Provide nothing beyond the count of lines that include the string "page".

» **Extracted material**
* begin *

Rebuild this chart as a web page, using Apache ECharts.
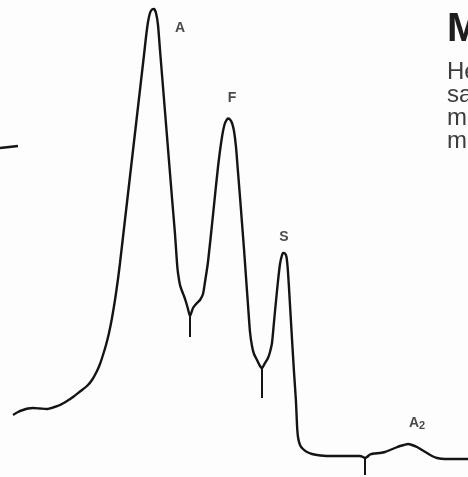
<!DOCTYPE html>
<html>
<head>
<meta charset="utf-8">
<script src="https://cdn.jsdelivr.net/npm/echarts@6/dist/echarts.min.js"></script>
<style>
html,body{margin:0;padding:0;background:#fdfdfd;}
#chart{width:468px;height:477px;}
</style>
</head>
<body>
<div id="chart"></div>
<script>
// Densitometer trace: migration position and optical density (arbitrary units)
const traceX = [13,18,23,28,33,40,47,53,60,67,73,80,87,92,97,100,103,106,109,112,115,118,120,123,126,129,132,135,138,141,144,146,148,150,152,154,156,158,160,163,166,169,172,175,177,178,180,182,184,186,188,190,193,197,200,203,205,208,213,218,222,225,228,230,232,234,236,238,240,242,244,246,248,250,252,254,257,260,262,265,268,270,272,274,276,278,280,281.5,283,285,286.5,288,290,292,294,296,297,298,300,303,307,312,317,328,340,350,357,360,363,365,367,370,374,380,385,390,395,400,404,408,412,417,422,427,432,437,445,455,468];
const traceH = [62,65,67,68.5,69,68.5,68,69.5,72,76,80,85.5,91,97,106,113,122,132,144,159,177,198,214,240,266,292,318,344,370,396,422,440,455,464,467.5,468,464,452,427,390,353,316,279,243,214,204,192,186,181,175,168,161,169,174,177,183,195,215,262,310,340,354,358.5,357.5,354,346,330,305,280,254,228,200,172,145,131,123,117,111,109,114,119,125,134,155,176,196,213,220,224,223.5,220,205,172,138,105,75,52,40,32,28,25,23,22,21,21,21,21,21,20,19,20,22.5,23.5,24,25,27,29,31,32,33,32,30,27,24,21,19,18,18,18];
// Valley marker ticks: position, top and bottom density
const tickX = [190, 262, 365];
const tickTop = [161, 109, 19];
const tickBottom = [140, 79, 2];
// Start marker at the left edge
const markerX = [0, 18];
const markerH = [329, 331];
// Peak (fraction) labels
const peakNames = ['A', 'F', 'S', 'A{s|2}'];
const peakX = [180, 232, 284, 417];
const peakH = [449, 379, 240, 54];
// Side text fragments (cut off by the page edge)
const headText = 'M';
const bodyLines = ['He', 'sa', 'm', 'm'];

const chart = echarts.init(document.getElementById('chart'), null, {renderer: 'canvas'});
const trace = traceX.map((x, i) => [x, traceH[i]]);
const marker = markerX.map((x, i) => [x, markerH[i]]);
const peaks = peakX.map((x, i) => ({value: [x, peakH[i]], name: peakNames[i]}));
const ink = '#141414';
const lbl = 'Liberation Sans, Arial, sans-serif';

const series = [
  {
    type: 'line', data: trace, showSymbol: false, smooth: 0.2,
    lineStyle: {color: ink, width: 2.4}
  },
  {
    type: 'line', data: marker, showSymbol: false,
    lineStyle: {color: ink, width: 2.4}
  },
  {
    type: 'scatter', data: peaks, symbolSize: 1,
    itemStyle: {color: 'rgba(0,0,0,0)'},
    label: {
      show: true, position: 'inside',
      formatter: p => p.name,
      fontFamily: lbl, fontWeight: 'bold',
      fontSize: 14, color: '#1a1a1a',
      rich: {s: {fontSize: 11, fontWeight: 'bold', color: '#1a1a1a', fontFamily: lbl, verticalAlign: 'bottom', padding: [6, 0, 0, 0]}}
    }
  }
];
tickX.forEach((x, i) => {
  series.push({
    type: 'line', data: [[x, tickTop[i]], [x, tickBottom[i]]], showSymbol: false,
    lineStyle: {color: ink, width: 2}
  });
});

chart.setOption({
  backgroundColor: '#fdfdfd',
  animation: false,
  grid: {left: 0, right: 0, top: 0, bottom: 0},
  xAxis: {type: 'value', min: 0, max: 468, show: false},
  yAxis: {type: 'value', min: 0, max: 477, show: false},
  series: series,
  graphic: [
    {type: 'text', left: 447, top: 10, style: {text: headText, font: 'bold 40px "Liberation Sans", Arial, sans-serif', fill: '#1e1e1e'}},
    {type: 'text', left: 447, top: 60, style: {text: bodyLines.join('\n'), font: '24px "Liberation Sans", Arial, sans-serif', lineHeight: 23, fill: '#3c3c3c'}}
  ]
});
</script>
</body>
</html>
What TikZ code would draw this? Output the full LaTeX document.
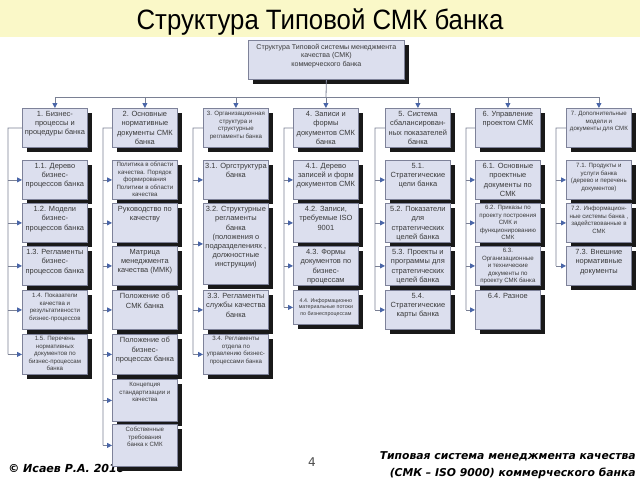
\documentclass[tikz,border=0pt]{standalone}
\usepackage{fontspec}
\setmainfont{Liberation Sans}
\newfontfamily\dvs{DejaVu Sans}
\usetikzlibrary{arrows.meta,shadows}
\newdimen\px \px=0.75pt
\definecolor{band}{HTML}{FAF8C8}
\definecolor{boxfill}{HTML}{DCDFEE}
\definecolor{boxline}{HTML}{7E8299}
\definecolor{lnc}{HTML}{7A8094}
\definecolor{arrc}{HTML}{4A66A8}
\definecolor{txc}{HTML}{3A3A3A}
\newcommand\fa{\fontsize{5.6}{6.9}\selectfont}
\newcommand\fb{\fontsize{4.6}{5.6}\selectfont}
\newcommand\fc{\fontsize{4}{4.9}\selectfont}
% name, left, top, height, top pad, font, text
\newcommand\bx[7]{\node[bx] (#1) at (#2,#3) {\parbox[t][#4\px][t]{65\px}{\vspace*{#5\px}\centering #6 #7\par}};}
\newcommand\bxw[8]{\node[bx] (#1) at (#2,#3) {\parbox[t][#4\px][t]{#8\px}{\vspace*{#5\px}\centering #6 #7\par}};}
\begin{document}
\begin{tikzpicture}[x=0.75pt,y=-0.75pt,
  bx/.style={draw=boxline, fill=boxfill, line width=0.6pt, inner sep=0pt, anchor=north west, text=txc,
    general shadow={fill=black!90, shadow xshift=3.4pt, shadow yshift=-3.4pt}},
  ln/.style={draw=lnc, line width=0.6pt},
  arr/.style={draw=lnc, line width=0.6pt, -{Triangle[length=3.6pt,width=3.6pt,color=arrc]}}]
\useasboundingbox (0,0) rectangle (640,480);
\fill[white] (0,0) rectangle (640,480);
\fill[band] (0,0) rectangle (640,37);
\node[anchor=base, inner sep=0pt, font=\fontsize{21}{25}\selectfont] (title) at (320,29) {\scalebox{0.92}[1]{Структура Типовой СМК банка}};
% footer
\node[anchor=base west, inner sep=0pt, font=\dvs\bfseries\itshape\fontsize{8.3}{10}\selectfont] (copy) at (8,472) {© Исаев Р.А. 2010};
\node[anchor=base, inner sep=0pt, text=black!70, font=\dvs\fontsize{9}{10}\selectfont] (pnum) at (312,466) {4};
\node[anchor=base east, inner sep=0pt, align=right, font=\dvs\bfseries\itshape\fontsize{8.1}{12.6}\selectfont] (foot) at (636,476) {Типовая система менеджмента качества\\(СМК – ISO 9000) коммерческого банка};
% top box
\bxw{top}{248}{40}{39}{4}{\fontsize{5.3}{6.2}\selectfont}{Структура Типовой системы менеджмента\\качества (СМК)\\коммерческого банка}{156}
% level 1
\bx{L1}{22}{108}{39}{3}{\fa}{1. Бизнес-\\процессы и\\процедуры банка}
\bx{L2}{112}{108}{39}{3}{\fa}{2. Основные\\нормативные\\документы СМК\\банка}
\bx{L3}{203}{108}{39}{3}{\fb}{3. Организационная\\структура и\\структурные\\регламенты банка}
\bx{L4}{293}{108}{39}{3}{\fa}{4. Записи и\\формы\\документов СМК\\банка}
\bx{L5}{385}{108}{39}{3}{\fa}{5. Система\\сбалансирован-\\ных показателей\\банка}
\bx{L6}{475}{108}{39}{3}{\fa}{6. Управление\\проектом СМК}
\bx{L7}{566}{108}{39}{3}{\fb}{7. Дополнительные\\модели и\\документы для СМК}
% column 1
\bx{c11}{22}{160}{39}{3}{\fa}{1.1. Дерево\\бизнес-\\процессов банка}
\bx{c12}{22}{203}{39}{3}{\fa}{1.2. Модели\\бизнес-\\процессов банка}
\bx{c13}{22}{246}{39}{3}{\fa}{1.3. Регламенты\\бизнес-\\процессов банка}
\bx{c14}{22}{290}{39}{3}{\fb}{1.4. Показатели\\качества и\\результативности\\бизнес-процессов}
\bx{c15}{22}{334}{40}{2}{\fb}{1.5. Перечень\\нормативных\\документов по\\бизнес-процессам\\банка}
% column 2
\bx{c21}{112}{160}{39}{2}{\fb}{Политика в области\\качества. Порядок\\формирования\\Политики в области\\качества}
\bx{c22}{112}{203}{39}{3}{\fa}{Руководство по\\качеству}
\bx{c23}{112}{246}{39}{3}{\fa}{Матрица\\менеджмента\\качества (ММК)}
\bx{c24}{112}{290}{39}{3}{\fa}{Положение об\\СМК банка}
\bx{c25}{112}{334}{40}{3}{\fa}{Положение об\\бизнес-\\процессах банка}
\bx{c26}{112}{379}{42}{3}{\fb}{Концепция\\стандартизации и\\качества}
\bx{c27}{112}{424}{42}{3}{\fb}{Собственные\\требования\\банка к СМК}
% column 3
\bx{c31}{203}{160}{39}{3}{\fa}{3.1. Оргструктура\\банка}
\bx{c32}{203}{203}{81}{3}{\fa}{3.2. Структурные\\регламенты\\банка\\(положения о\\подразделениях ,\\должностные\\инструкции)}
\bx{c33}{203}{290}{39}{3}{\fa}{3.3. Регламенты\\службы качества\\банка}
\bx{c34}{203}{334}{40}{2}{\fb}{3.4. Регламенты\\отдела по\\управлению бизнес-\\процессами банка}
% column 4
\bx{c41}{293}{160}{39}{3}{\fa}{4.1. Дерево\\записей и форм\\документов СМК}
\bx{c42}{293}{203}{39}{3}{\fa}{4.2. Записи,\\требуемые ISO\\9001}
\bx{c43}{293}{246}{39}{3}{\fa}{4.3. Формы\\документов по\\бизнес-\\процессам}
\bx{c44}{293}{290}{34}{8}{\fc}{4.4. Информационно\\материальные потоки\\по бизнеспроцессам}
% column 5
\bx{c51}{385}{160}{39}{3}{\fa}{5.1.\\Стратегические\\цели банка}
\bx{c52}{385}{203}{39}{3}{\fa}{5.2. Показатели\\для\\стратегических\\целей банка}
\bx{c53}{385}{246}{39}{3}{\fa}{5.3. Проекты и\\программы для\\стратегических\\целей банка}
\bx{c54}{385}{290}{39}{3}{\fa}{5.4.\\Стратегические\\карты банка}
% column 6
\bx{c61}{475}{160}{39}{3}{\fa}{6.1. Основные\\проектные\\документы по\\СМК}
\bx{c62}{475}{203}{39}{2}{\fb}{6.2. Приказы по\\проекту построения\\СМК и\\функционированию\\СМК}
\bx{c63}{475}{246}{39}{2}{\fb}{6.3.\\Организационные\\и технические\\документы по\\проекту СМК банка}
\bx{c64}{475}{290}{39}{3}{\fa}{6.4. Разное}
% column 7
\bx{c71}{566}{160}{39}{3}{\fb}{7.1. Продукты и\\услуги банка\\(дерево и перечень\\документов)}
\bx{c72}{566}{203}{39}{3}{\fb}{7.2. Информацион-\\ные системы банка ,\\задействованные в\\СМК}
\bx{c73}{566}{246}{39}{3}{\fa}{7.3. Внешние\\нормативные\\документы}
% main tree
\coordinate (hub) at (326,97);
\draw[ln] (top.south) -- (hub);
\draw[ln] (hub -| L1.north) -- (hub -| L7.north);
\foreach \i in {1,...,7} {\draw[arr] (hub -| L\i.north) -- (L\i.north);}
% column buses
\coordinate (b1) at (8,128);
\coordinate (b2) at (103,128);
\coordinate (b3) at (193,128);
\coordinate (b4) at (284,128);
\coordinate (b5) at (375,128);
\coordinate (b6) at (466,128);
\coordinate (b7) at (556,128);
\draw[ln] (L1.west) -- (b1) -- (b1 |- c15.west);
\draw[ln] (L2.west) -- (b2) -- (b2 |- c27.west);
\draw[ln] (L3.west) -- (b3) -- (b3 |- c34.west);
\draw[ln] (L4.west) -- (b4) -- (b4 |- c44.west);
\draw[ln] (L5.west) -- (b5) -- (b5 |- c54.west);
\draw[ln] (L6.west) -- (b6) -- (b6 |- c64.west);
\draw[ln] (L7.west) -- (b7) -- (b7 |- c73.west);
\foreach \j in {1,...,5} {\draw[arr] (b1 |- c1\j.west) -- (c1\j.west);}
\foreach \j in {1,...,7} {\draw[arr] (b2 |- c2\j.west) -- (c2\j.west);}
\foreach \j in {1,...,4} {\draw[arr] (b3 |- c3\j.west) -- (c3\j.west);}
\foreach \j in {1,...,4} {\draw[arr] (b4 |- c4\j.west) -- (c4\j.west);}
\foreach \j in {1,...,4} {\draw[arr] (b5 |- c5\j.west) -- (c5\j.west);}
\foreach \j in {1,...,4} {\draw[arr] (b6 |- c6\j.west) -- (c6\j.west);}
\foreach \j in {1,...,3} {\draw[arr] (b7 |- c7\j.west) -- (c7\j.west);}
\end{tikzpicture}
\end{document}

* end *

» **Completed exercise**
2